So, interest rates are going to rise…
Central banks in the United States and the UK are finally embarking on a rate hike cycle and that means that interest rates are slowly normalising. And while I doubt we are ever going to get back to the interest rate levels we had before the financial crisis of 2008, the rise in interest rates could have more than just the usual consequences.
The usual consequence of rising interest rates is that all future cash flows are discounted with higher rates, which means that equity valuations decline (more so for growth stocks than value stocks which is why value outperforms growth in times of rising rates), but so do bond valuations. That’s bad news for the classic stock/bond portfolios because they suffer on both the equity and the bond side. But whether alternative investments are able to diversify this interest rate risk is open to debate. The track record of most alternative assets in times of rising interest rates is very poor and I don’t have high hopes that this is going to be different this time.
But have you thought about the structural shift towards riskier assets we have seen over the last decade? The chart below is from a study of Swiss pension funds. As bond yields in Switzerland have declined, pension funds were forced to reach for yield and make up lost bond income with higher allocations to risky assets like equities. Thanks to a 10-year bull market between 2009 and 2020 this has proven fortuitous for pension funds everywhere because the outsized returns on equities more than compensated for the lower returns on bonds.
Pension funds have been reaching for yield for a decade
Source: Kroencke and Salva (2022)
But let interest rates become higher for longer and I would expect this reach for yield to unwind again. Just as equities become cheaper, pension funds will become tempted to reduce equity allocations and shift them back into bonds in order to reduce risks in their portfolios. Swiss pension funds went into the pandemic of 2020 with the highest allocation to risky assets ever (and they got lucky, equity markets recovered so quickly, or else they would be in deep doodoo now). It seems likely they will again act procyclical in reducing equities in times of rising interest rates.

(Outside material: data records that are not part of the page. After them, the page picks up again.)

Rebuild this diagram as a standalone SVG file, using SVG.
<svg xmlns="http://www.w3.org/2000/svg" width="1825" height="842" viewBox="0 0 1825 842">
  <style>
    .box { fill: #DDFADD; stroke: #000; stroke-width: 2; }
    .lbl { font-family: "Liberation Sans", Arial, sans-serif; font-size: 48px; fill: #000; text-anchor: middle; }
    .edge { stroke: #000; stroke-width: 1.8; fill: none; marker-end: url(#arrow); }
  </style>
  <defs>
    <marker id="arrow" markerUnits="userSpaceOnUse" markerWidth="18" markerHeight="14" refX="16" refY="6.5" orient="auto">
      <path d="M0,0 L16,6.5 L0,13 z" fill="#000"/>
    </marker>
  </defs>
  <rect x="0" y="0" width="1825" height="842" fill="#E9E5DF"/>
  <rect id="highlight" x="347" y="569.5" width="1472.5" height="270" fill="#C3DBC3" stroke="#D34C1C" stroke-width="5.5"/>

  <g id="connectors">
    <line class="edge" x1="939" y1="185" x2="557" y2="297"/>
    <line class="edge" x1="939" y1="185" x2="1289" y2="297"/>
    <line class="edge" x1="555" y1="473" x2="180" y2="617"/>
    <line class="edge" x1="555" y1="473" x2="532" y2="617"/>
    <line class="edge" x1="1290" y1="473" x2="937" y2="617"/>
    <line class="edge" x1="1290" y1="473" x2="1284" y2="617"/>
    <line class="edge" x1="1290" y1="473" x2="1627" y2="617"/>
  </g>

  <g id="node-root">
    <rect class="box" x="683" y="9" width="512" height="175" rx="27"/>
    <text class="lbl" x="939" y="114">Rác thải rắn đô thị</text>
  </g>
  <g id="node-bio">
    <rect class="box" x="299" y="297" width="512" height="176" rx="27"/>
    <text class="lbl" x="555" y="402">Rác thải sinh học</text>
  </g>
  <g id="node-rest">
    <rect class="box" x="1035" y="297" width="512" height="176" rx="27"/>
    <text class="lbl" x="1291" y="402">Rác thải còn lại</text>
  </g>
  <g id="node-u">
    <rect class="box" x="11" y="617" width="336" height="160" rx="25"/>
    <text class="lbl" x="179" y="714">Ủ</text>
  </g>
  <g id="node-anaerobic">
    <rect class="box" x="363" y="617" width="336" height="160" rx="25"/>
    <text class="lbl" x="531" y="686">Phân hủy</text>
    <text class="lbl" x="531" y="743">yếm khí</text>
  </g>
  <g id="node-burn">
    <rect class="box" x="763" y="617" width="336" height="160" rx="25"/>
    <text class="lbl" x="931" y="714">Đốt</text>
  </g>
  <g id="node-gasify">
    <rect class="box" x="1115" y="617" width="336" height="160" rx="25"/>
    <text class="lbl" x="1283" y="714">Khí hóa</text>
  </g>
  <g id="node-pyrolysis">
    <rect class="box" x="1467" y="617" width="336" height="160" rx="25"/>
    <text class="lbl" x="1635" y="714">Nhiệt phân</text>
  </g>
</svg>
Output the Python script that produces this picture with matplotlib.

The good news is that in my opinion, pension funds will once again get lucky because not only do I believe that interest rates will not go back all the way to the levels we were used to 20 or 30 years ago. I am increasingly convinced that the rate hikes this year will, together with high inflation create a recession (or at least a high risk of recession) that will force central banks to cut interest rates again. And that, ironically, should support both bond and equity markets and thus help pension funds once again avoid the consequences of pro-cyclical decision-making.